Martin (1992: 456):
Macro-Theme, hyper-Themes and clause Themes project forward, scaffolding the text with respect to its rhetorical purpose (i.e. its genre); macro-New, hyper-News and clause News on the other hand look back, gathering up the meanings which have accumulated to elaborate a text's field. The result is a textured sandwich in which texts project both forward and back as they unfold. Texture of this kind, which is a tendency in writing (by no means a categorical rule) is outlined schematically in Fig. 6.12.
Fig. 6.12. Sandwich texture in abstract written discourse
 The field here is writing pedagogy, not linguistic theory:
- macro-Theme is Martin's rebranding of introductory paragraph;
- hyper-Theme is Martin's use of Daneš's (1974) term to rebrand topic sentence;
- macro-New is Martin's term for a text summary (and so 'New' is a misnomer);
- hyper-New is Martin's term for a paragraph summary (and so 'New' is again a misnomer).
 This confuses context (which is more abstract than language) with register (which is a functional variety of language). The rôle of language in context is its rhetorical mode. A genre, on the other hand, as a text type, is register viewed from the instance pole of the cline of instantiation.
 'New' is a functional element of the information unit, not the clause. The domain of an information unit may be shorter or longer than a single clause.
 The meanings that 'elaborate' the field of a context of situation are all the meanings of a text, not just those that are presented as New to the addressee or re-presented in summaries.

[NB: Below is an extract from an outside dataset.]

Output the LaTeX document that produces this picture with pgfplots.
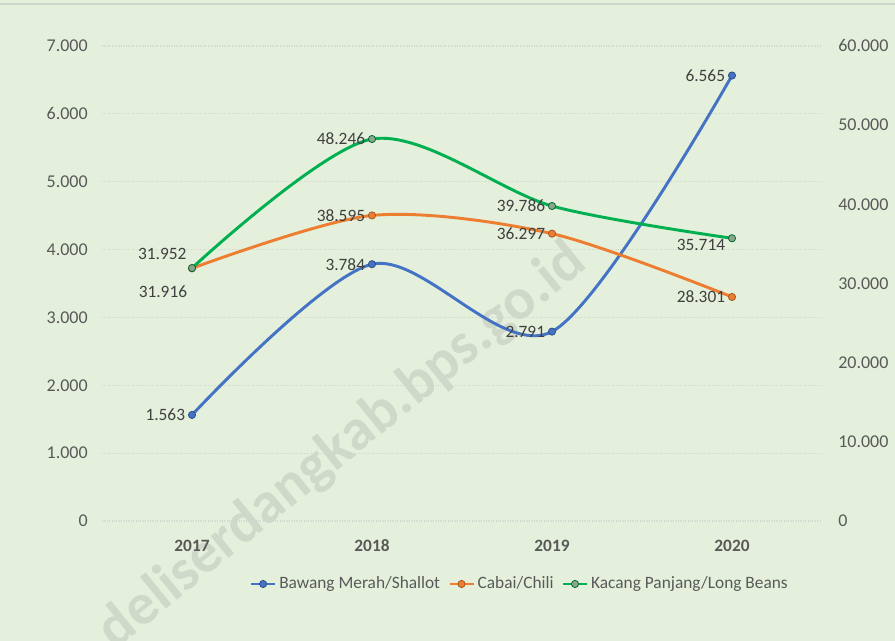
\documentclass[border=0pt]{standalone}
\usepackage{pgfplots}
\pgfplotsset{compat=1.18}
\usepackage{fontspec}
\setmainfont{Carlito}
\definecolor{bgc}{RGB}{228,240,220}
\definecolor{gridc}{RGB}{208,214,204}
\definecolor{txt}{RGB}{89,89,89}
\definecolor{lab}{RGB}{64,64,64}
\definecolor{cblue}{RGB}{68,114,196}
\definecolor{corange}{RGB}{237,125,49}
\definecolor{cgreen}{RGB}{0,176,80}
\definecolor{gmark}{RGB}{140,165,140}

\pgfplotsset{
  common/.style={
    scale only axis, width=540pt, height=356.25pt,
    at={(76.5pt,90pt)}, anchor=south west,
    xmin=-0.5, xmax=3.5,
    xtick={0,1,2,3},
    axis line style={draw=none},
    tick style={draw=none},
    /pgf/number format/.cd, 1000 sep={.}, assume math mode=true,
    /pgfplots/.cd,
    scaled ticks=false,
    tick label style={font=\fontsize{13.5}{16}\selectfont, text=txt},
  },
}
\tikzset{dl/.style={font=\fontsize{13}{15}\selectfont, text=lab, inner sep=0pt}}

\begin{document}
\begin{tikzpicture}
\useasboundingbox (0,0) rectangle (671.25pt,480.75pt);
\fill[bgc] (0,0) rectangle (671.25pt,480.75pt);
\draw[gridc, line width=0.8pt] (0,477.75pt) -- (671.25pt,477.75pt);
\node[rotate=39, text=gray, opacity=0.2, font=\fontsize{44}{52}\selectfont\bfseries] at (257pt,146pt) {deliserdangkab.bps.go.id};

\begin{axis}[common,
  ymin=0, ymax=7000, ytick={0,1000,...,7000},
  ymajorgrids, grid style={gridc, line width=0.8pt, densely dotted},
  xticklabels={2017,2018,2019,2020},
  xticklabel style={font=\fontsize{13}{15}\selectfont\bfseries, text=txt, anchor=north, inner sep=0pt, yshift=-14pt},
  yticklabel style={anchor=east, inner sep=0pt, xshift=-10.5pt},
]
\addplot[cblue, line width=2.2pt, smooth, mark=*, mark size=2.7pt,
  mark options={fill=cblue, draw=cblue!70!black, line width=0.6pt}]
  coordinates {(0,1563) (1,3784) (2,2791) (3,6565)};
\node[dl, anchor=east, xshift=-5pt] at (axis cs:0,1563) {1.563};
\node[dl, anchor=east, xshift=-5pt] at (axis cs:1,3784) {3.784};
\node[dl, anchor=east, xshift=-5pt] at (axis cs:2,2791) {2.791};
\node[dl, anchor=east, xshift=-5pt] at (axis cs:3,6565) {6.565};
\end{axis}

\begin{axis}[common,
  axis y line*=right, axis x line=none,
  ymin=0, ymax=60000, ytick={0,10000,...,60000},
  yticklabel style={anchor=west, inner sep=0pt, xshift=12pt},
  legend style={at={(0.5806,-0.1326)}, anchor=center, draw=none, fill=none,
    font=\fontsize{13}{15}\selectfont, text=txt, legend columns=-1,
    /tikz/every even column/.append style={column sep=4pt},
    inner sep=0pt},
  legend image code/.code={
    \draw[#1, mark=none] (0pt,0pt) -- (18pt,0pt);
    \draw[#1, only marks] plot coordinates {(9pt,0pt)};
  },
  legend cell align=left,
]
\addlegendimage{cblue, line width=2.2pt, mark=*, mark size=2.7pt, mark options={fill=cblue, draw=cblue!70!black, line width=0.6pt}}
\addlegendentry{Bawang Merah/Shallot}
\addplot[corange, line width=2.2pt, smooth, mark=*, mark size=2.7pt,
  mark options={fill=corange, draw=corange!70!black, line width=0.6pt}]
  coordinates {(0,31916) (1,38595) (2,36297) (3,28301)};
\addlegendentry{Cabai/Chili}
\addplot[cgreen, line width=2.2pt, smooth, mark=*, mark size=2.7pt,
  mark options={fill=gmark, draw=cgreen!60!black, line width=0.6pt}]
  coordinates {(0,31952) (1,48246) (2,39786) (3,35714)};
\addlegendentry{Kacang Panjang/Long Beans}
\node[dl, anchor=north east, xshift=-3.5pt, yshift=-13pt] at (axis cs:0,31916) {31.916};
\node[dl, anchor=east, xshift=-5pt] at (axis cs:1,38595) {38.595};
\node[dl, anchor=east, xshift=-5pt] at (axis cs:2,36297) {36.297};
\node[dl, anchor=east, xshift=-5pt] at (axis cs:3,28301) {28.301};
\node[dl, anchor=south east, xshift=-4pt, yshift=6pt] at (axis cs:0,31952) {31.952};
\node[dl, anchor=east, xshift=-5pt] at (axis cs:1,48246) {48.246};
\node[dl, anchor=east, xshift=-5pt] at (axis cs:2,39786) {39.786};
\node[dl, anchor=east, xshift=-5pt, yshift=-5pt] at (axis cs:3,35714) {35.714};
\end{axis}
\end{tikzpicture}
\end{document}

 The relation between meaning (semantics) and field (context) is realisation, which is both an elaborating and an identifying relation. It is the identifying component of the relation that marks the two as different levels of symbolic abstraction. The use of the term 'elaboration' betrays the fact that Martin does not understand strata as different levels of symbolic abstraction, as has been demonstrated in numerous previous posts (here).